In this time of curse, when I ply you with verse, interspersed with alliteration, when we are beset by Covid fears and need to reset to thwart the threats, when fiscal pain and mental strain are there and not waning, what hope does this story of heels and heroines hold? 

In this time of blessing, when we can walk and talk, bake and redecorate, feed and read, and spend time alone (save for the phone), and when the birds get a break from the traffic we make, and our souls are given space, what hope does this story of heels and heroines hold?

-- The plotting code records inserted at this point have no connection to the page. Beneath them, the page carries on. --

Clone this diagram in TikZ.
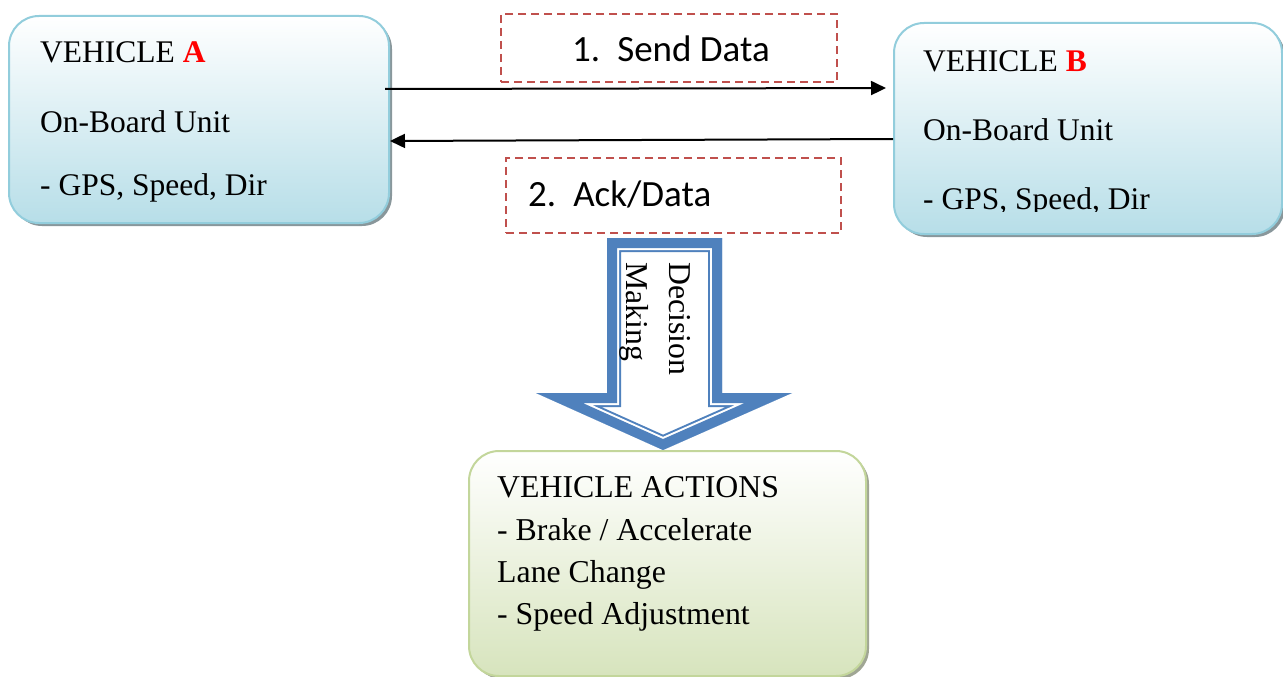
\documentclass[tikz,border=0pt]{standalone}
\usepackage{fontspec}
\setmainfont{Liberation Serif}
\newfontfamily\labelfont{Carlito}
\usetikzlibrary{shadows,arrows.meta}
\definecolor{vbord}{HTML}{92CDDC}
\definecolor{vfill}{HTML}{B7DEE8}
\definecolor{gbord}{HTML}{C3D69B}
\definecolor{gfill}{HTML}{D7E4BD}
\definecolor{dashred}{HTML}{C0504D}
\definecolor{arrblue}{HTML}{4F81BD}
% outline of the "Decision Making" block arrow
\newcommand\decisionshape{(607,238) -- (722,238) -- (722,393) -- (792,393) -- (663,450) -- (536,393) -- (607,393) -- cycle}
\begin{document}
\begin{tikzpicture}[x=1pt,y=-1pt,
  vehiclebox/.style={draw=vbord, line width=2pt, rounded corners=30pt,
    top color=white, bottom color=vfill, anchor=north west, inner sep=0pt,
    drop shadow={shadow xshift=3pt, shadow yshift=-3pt, fill=black!60!vbord, opacity=0.6}},
  actionbox/.style={draw=gbord, line width=2pt, rounded corners=30pt,
    top color=white, bottom color=gfill, anchor=north west, inner sep=0pt,
    drop shadow={shadow xshift=3pt, shadow yshift=-3pt, fill=black!50!gbord, opacity=0.6}},
  msgbox/.style={draw=dashred, line width=2pt, dash pattern=on 8pt off 5pt,
    anchor=north west, inner sep=0pt},
  txt/.style={anchor=base west, inner sep=0pt, font=\fontsize{31.5}{36}\selectfont},
  acttxt/.style={anchor=base west, inner sep=0pt, font=\fontsize{31.8}{36}\selectfont},
  msgtxt/.style={anchor=base west, inner sep=0pt, font=\labelfont\fontsize{37}{40}\selectfont},
  conn/.style={line width=2pt, -{Triangle[length=15pt,width=14pt]}}
]
\useasboundingbox (0,0) rectangle (1283,677);

% vehicle A
\node[vehiclebox, minimum width=380pt, minimum height=207pt] (A) at (8,15) {};
\node[txt] (a1) at (40,63) {VEHICLE \textcolor{red}{\textbf{A}}};
\node[txt] (a2) at (40,132) {On-Board Unit};
\node[txt] (a3) at (40,195) {- GPS, Speed, Dir};

% vehicle B
\node[vehiclebox, minimum width=388pt, minimum height=211pt] (B) at (893,22) {};
\node[txt] (b1) at (923,72) {VEHICLE \textcolor{red}{\textbf{B}}};
\node[txt] (b2) at (923,140) {On-Board Unit};
\begin{scope}
  \clip (890,150) rectangle (1283,211);
  \node[txt] (b3) at (923,209) {- GPS, Speed, Dir};
\end{scope}

% messages
\node[msgbox, minimum width=336pt, minimum height=68pt] (send) at (500,13) {};
\node[msgtxt] (sendtxt) at (572,62) {1.\hspace{17pt}Send Data};
\node[msgbox, minimum width=335pt, minimum height=75pt] (ack) at (505,157) {};
\node[msgtxt] (acktxt) at (528,206) {2.\hspace{17pt}Ack/Data};

\draw[conn, shorten >=7pt] ([xshift=-5pt]A.east |- 0,89) -- (B.west |- 0,88);
\draw[conn] (B.west |- 0,139) -- (A.east |- 0,141);

% decision block arrow with a thick-thin outline
\begin{scope}
  \clip \decisionshape;
  \fill[white] \decisionshape;
  \draw[arrblue, line width=28pt, line join=miter] \decisionshape;
  \draw[white, line width=24pt, line join=miter] \decisionshape;
  \draw[arrblue, line width=20pt, line join=miter] \decisionshape;
\end{scope}
\node[acttxt, rotate=-90] (dec1) at (669,262) {Decision};
\node[acttxt, rotate=-90] (dec2) at (626,262) {Making};

% vehicle actions
\node[actionbox, minimum width=397pt, minimum height=225pt] (act) at (468,450) {};
\node[acttxt] (c1) at (497,497) {VEHICLE ACTIONS};
\node[acttxt] (c2) at (497,540) {- Brake / Accelerate};
\node[acttxt] (c3) at (497,582) {Lane Change};
\node[acttxt] (c4) at (497,624) {- Speed Adjustment};
\end{tikzpicture}
\end{document}
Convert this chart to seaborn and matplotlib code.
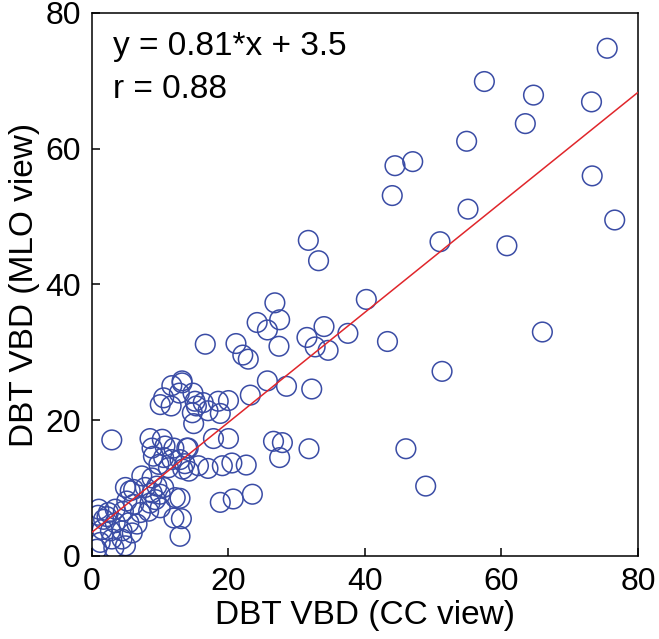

Well, in short, with ladles of port, the hope is in the party, that all the characters so heartily, attend festooned, there’s usually balloons, and drink to the health of surviving.  Haman’s there looking a little shy, the King’s there, and Mordecai.  Vashti comes, wearing more than her crown.  Esther is there in her exquisite gown.  There’s the proud and pretentious, the cossetted and contentious, the weird and the wonderful, the feared and the fanciful, all are there – she, they, he – there is room for all, even you and me. 

And this is the truth of the party, the sooth of the story, we gathered are gathered, that is it is about us being there, whether a winner or loser who cares, whether friend or enemy we share, in the pain and gain of blessing and curse, we raise a toast and remember the worst, and raise a pledge that this day that first we swear we will care and carry one and all, the big and the small, come what may.  And God, thanks be, is in the toasting, the hosting, the wee, the free, you and me.  All parties are invited to the pantomime party to party – it is Purim, thanks be.